Unstable coefficient estimates
Large standard errors of the coefficient estimates
Difficulty in interpreting the individual effects of predictors

If multicollinearity is present, it may be necessary to remove or combine correlated predictors, or use approaches (out of scope for this course).

Pairwise correlation and scatterplots

Summary

Multiple linear regression allows us to model the relationship between a response variable and multiple predictors.
A symbolic model formula in R provides a convenient way to specify the structure of the regression model, including main effects and interaction effects.
Interpretation of coefficients must always consider that other variables are held constant.
Many of the same tools for model diagnostics and inference in simple linear regression can be extended to multiple linear regression.
The validity of conclusions depends on checking model assumptions and being cautious about multicollinearity.
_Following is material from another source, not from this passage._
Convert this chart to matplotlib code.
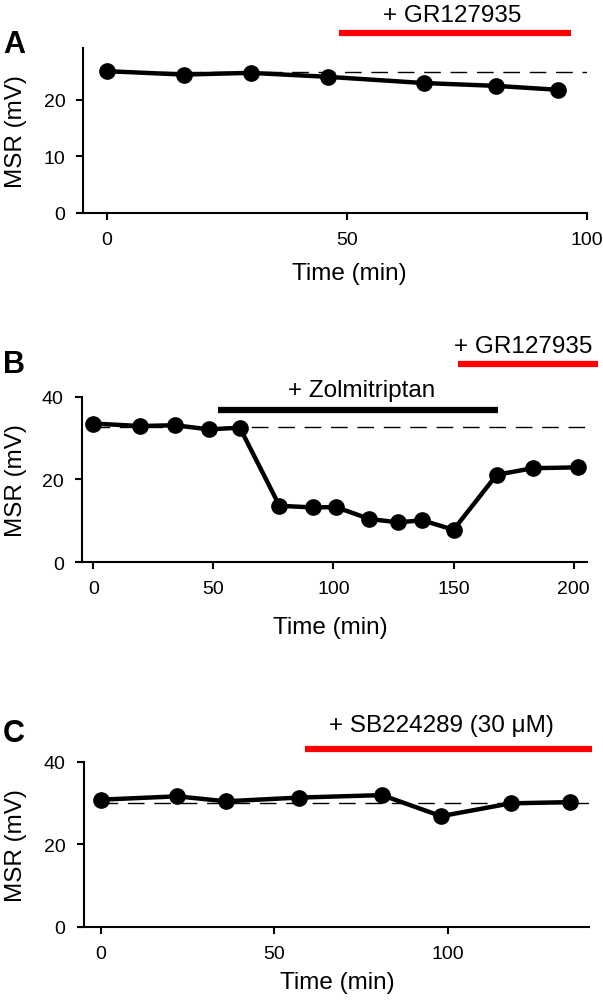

Binary Variables as Predictors

Case study: weight by gender

Different parameterisations of the same model

\[\texttt{weight}_i = \begin{cases} \mu_F + \varepsilon_i & \text{if female} \\ \mu_M + \varepsilon_i & \text{if male}\end{cases}\]

\[\texttt{weight}_i = \begin{cases} \gamma_0 + \varepsilon_i & \text{if female}\\ \gamma_0 + \gamma_1 + \varepsilon_i & \text{if male} \end{cases}\]
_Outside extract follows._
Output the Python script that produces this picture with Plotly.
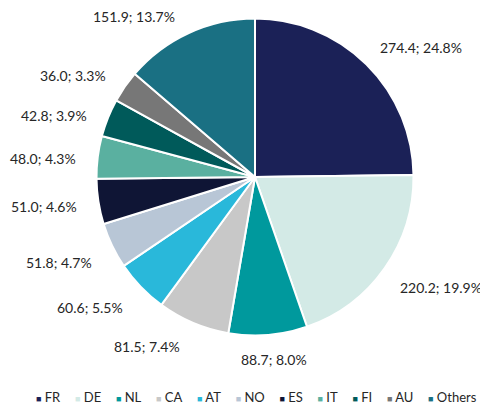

\[\texttt{weight}_i = \beta_1x_{1i} + \beta_2 x_{2i} + \varepsilon_i\] where

\(x_{1i} = 1\) if the \(i\)-th observation is female and \(0\) otherwise, and
\(x_{2i} = 1\) if the \(i\)-th observation is male and \(0\) otherwise.

Equivalence: \(\mu_F = \gamma_0 = \beta_1\) and \(\mu_M = \gamma_0 + \gamma_1 = \beta_2\).

Fitting the models

Note: -1 in the formula removes the intercept
I() allows us to include an expression as a predictor.
If a predictor is a factor variable, R will automatically create dummy variables for the categories and fit the model accordingly with the first category as the reference if not intercept is fitted.

Fitting categorical predictors in R

The above model is equivalent to: \[\texttt{weight}_i = \gamma_0 + \gamma_1 x_i + \varepsilon_i\] where \(x_i = 1\) if the \(i\)-th observation is male and \(0\) otherwise.
Recall \(\gamma_1 = \mu_M - \mu_F\) is the difference in mean weight between males and females, and \(\gamma_0 = \mu_F\) is the mean weight for females.
So the average weight for males is \(\hat{\gamma}_0 + \hat{\gamma}_1\) and the average weight for females is \(\hat{\gamma}_0\).

Two sample t-test as a special case of regression

Do you notice something between the two approaches?

Summary

Binary (or categorical) predictors can be included in a regression model using dummy variables or by treating them as factors in R.
The interpretation of coefficients for categorical predictors depends on the parameterisation of the model, but they all represent the same underlying relationships in the data.
When fitting regression models with categorical predictors, it is important to be mindful of the choice of reference category and how it affects the interpretation of coefficients.
The two-sample t-test with equal variance assumption is a special case of a regression model with a binary predictor, and both approaches will yield the same conclusions about the difference in means between groups.